[Begin SUPPLIED MATERIAL]
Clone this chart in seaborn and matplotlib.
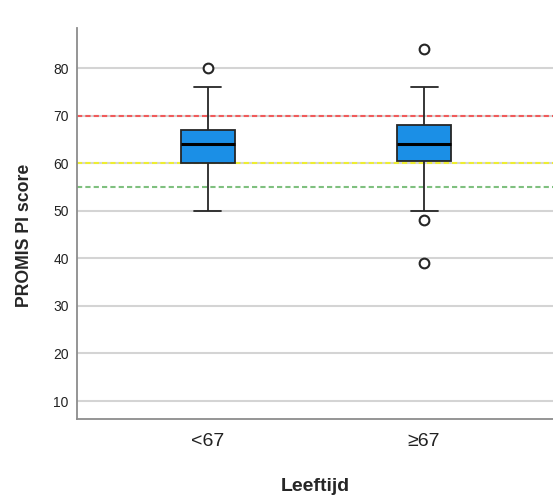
import numpy as np
import pandas as pd
import matplotlib
matplotlib.use("Agg")
import matplotlib.pyplot as plt
import seaborn as sns

# Values (box statistics reproduced exactly by these samples)
categories = ["<67", "\u226567"]
scores_lt67 = [50, 60, 60, 64, 64, 64, 67, 76, 80]
scores_ge67 = [39, 48, 50, 60.5, 64, 64, 64, 64, 64, 68, 68, 76, 84]
ref_lines = [70, 60, 55]
ref_colors = ["#f05a5a", "#eeee30", "#7fc07f"]
yticks = [10, 20, 30, 40, 50, 60, 70, 80]

df = pd.DataFrame({
    "Leeftijd": [categories[0]] * len(scores_lt67) + [categories[1]] * len(scores_ge67),
    "score": scores_lt67 + scores_ge67,
})

sns.set_theme(style="white")
plt.rcParams["font.family"] = ["Liberation Sans", "DejaVu Sans"]

fig = plt.figure(figsize=(5.53, 4.98), dpi=100)
ax = fig.add_axes([77 / 553, 1 - 419 / 498, 1 - 77 / 553, (419 - 28) / 498])

for y in yticks:
    ax.axhline(y, color="#d4d4d4", lw=1.5, zorder=0)

for y, c in zip(ref_lines, ref_colors):
    ax.axhline(y, color=c, lw=1.5, ls=(0, (2.5, 1.5)), zorder=1)

sns.boxplot(
    data=df, x="Leeftijd", y="score", order=categories,
    width=0.25, color="#1b8fe6", saturation=1, whis=1.5,
    linecolor="#262626", linewidth=1.3,
    medianprops=dict(color="black", linewidth=2.2),
    flierprops=dict(marker="o", markersize=7, markerfacecolor="white",
                    markeredgecolor="#262626", markeredgewidth=1.5),
    ax=ax, zorder=3,
)

ax.set_xlim(-0.606, 1.597)
ax.set_ylim(6.22, 88.41)
ax.set_yticks(yticks)
ax.tick_params(axis="y", length=0, labelsize=10, pad=6, colors="#222222")
ax.tick_params(axis="x", length=0, labelsize=14, pad=10, colors="#222222")
ax.set_ylabel("PROMIS PI score", fontsize=12.7, fontweight="bold")
ax.yaxis.set_label_coords(-0.092, 0.47)
ax.set_xlabel("Leeftijd", fontsize=14, fontweight="bold", labelpad=20)

for s in ["top", "right"]:
    ax.spines[s].set_visible(False)
for s in ["left", "bottom"]:
    ax.spines[s].set_color("#8c8c8c")
    ax.spines[s].set_linewidth(1.3)

fig.savefig("out.png", dpi=100)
[End SUPPLIED MATERIAL]
:: TASK ::
Give back the whole listing as it stands, minus its pictures.

:: COMPLETED EXERCISE ::
Clone this chart in seaborn and matplotlib.
import numpy as np
import pandas as pd
import matplotlib
matplotlib.use("Agg")
import matplotlib.pyplot as plt
import seaborn as sns

# Values (box statistics reproduced exactly by these samples)
categories = ["<67", "\u226567"]
scores_lt67 = [50, 60, 60, 64, 64, 64, 67, 76, 80]
scores_ge67 = [39, 48, 50, 60.5, 64, 64, 64, 64, 64, 68, 68, 76, 84]
ref_lines = [70, 60, 55]
ref_colors = ["#f05a5a", "#eeee30", "#7fc07f"]
yticks = [10, 20, 30, 40, 50, 60, 70, 80]

df = pd.DataFrame({
    "Leeftijd": [categories[0]] * len(scores_lt67) + [categories[1]] * len(scores_ge67),
    "score": scores_lt67 + scores_ge67,
})

sns.set_theme(style="white")
plt.rcParams["font.family"] = ["Liberation Sans", "DejaVu Sans"]

fig = plt.figure(figsize=(5.53, 4.98), dpi=100)
ax = fig.add_axes([77 / 553, 1 - 419 / 498, 1 - 77 / 553, (419 - 28) / 498])

for y in yticks:
    ax.axhline(y, color="#d4d4d4", lw=1.5, zorder=0)

for y, c in zip(ref_lines, ref_colors):
    ax.axhline(y, color=c, lw=1.5, ls=(0, (2.5, 1.5)), zorder=1)

sns.boxplot(
    data=df, x="Leeftijd", y="score", order=categories,
    width=0.25, color="#1b8fe6", saturation=1, whis=1.5,
    linecolor="#262626", linewidth=1.3,
    medianprops=dict(color="black", linewidth=2.2),
    flierprops=dict(marker="o", markersize=7, markerfacecolor="white",
                    markeredgecolor="#262626", markeredgewidth=1.5),
    ax=ax, zorder=3,
)

ax.set_xlim(-0.606, 1.597)
ax.set_ylim(6.22, 88.41)
ax.set_yticks(yticks)
ax.tick_params(axis="y", length=0, labelsize=10, pad=6, colors="#222222")
ax.tick_params(axis="x", length=0, labelsize=14, pad=10, colors="#222222")
ax.set_ylabel("PROMIS PI score", fontsize=12.7, fontweight="bold")
ax.yaxis.set_label_coords(-0.092, 0.47)
ax.set_xlabel("Leeftijd", fontsize=14, fontweight="bold", labelpad=20)

for s in ["top", "right"]:
    ax.spines[s].set_visible(False)
for s in ["left", "bottom"]:
    ax.spines[s].set_color("#8c8c8c")
    ax.spines[s].set_linewidth(1.3)

fig.savefig("out.png", dpi=100)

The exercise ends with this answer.